Frequently Asked Questions

What is specific heat capacity?

Specific heat capacity is the amount of heat energy required to raise the temperature of one kilogram of a substance by one degree Celsius.

How do you calculate specific heat capacity?

Specific heat capacity can be calculated using the formula: c = Q / (m ΔT), where c is specific heat capacity, Q is the heat added or removed, m is the mass of the substance, and ΔT is the change in temperature.

Why is specific heat capacity important in everyday life?

Specific heat capacity is important because it affects how quickly substances heat up or cool down, influencing cooking, climate, and even the design of thermal insulation materials.

What are the units of specific heat capacity?

The units of specific heat capacity are typically joules per kilogram per degree Celsius (J/kg°C) or calories per gram per degree Celsius (cal/g°C).

How does water's specific heat capacity compare to metals?

Water has a high specific heat capacity (approximately 4.18 J/g°C), which means it can absorb a lot of heat without a significant temperature change, whereas most metals have much lower specific heat capacities.

What is the specific heat capacity of air?

The specific heat capacity of air at constant pressure is approximately 1.005 J/g°C.

How does specific heat capacity relate to climate change?

Specific heat capacity affects how different materials absorb and release heat, influencing weather patterns, ocean currents, and climate systems, making it a key factor in understanding climate change.

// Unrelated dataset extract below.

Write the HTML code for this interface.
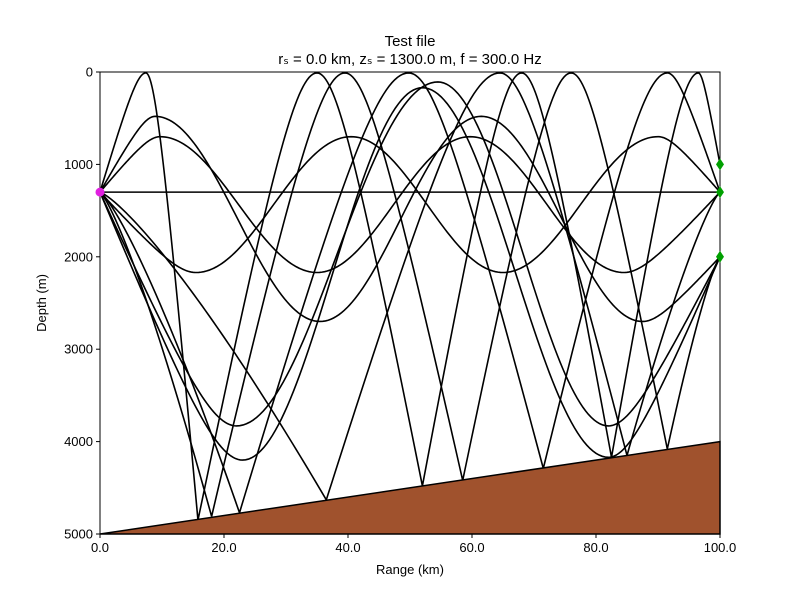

Can specific heat capacity vary with temperature?

Yes, specific heat capacity can vary with temperature and pressure, especially for gases and some liquids, meaning the value is often given for a specific temperature range.

What role does specific heat capacity play in cooking?

In cooking, specific heat capacity determines how quickly a substance heats up or cools down, affecting cooking times and methods, such as boiling or frying.

What is the specific heat capacity of iron?

The specific heat capacity of iron is approximately 0.449 J/g°C, which is much lower than that of water, meaning it heats up and cools down more quickly.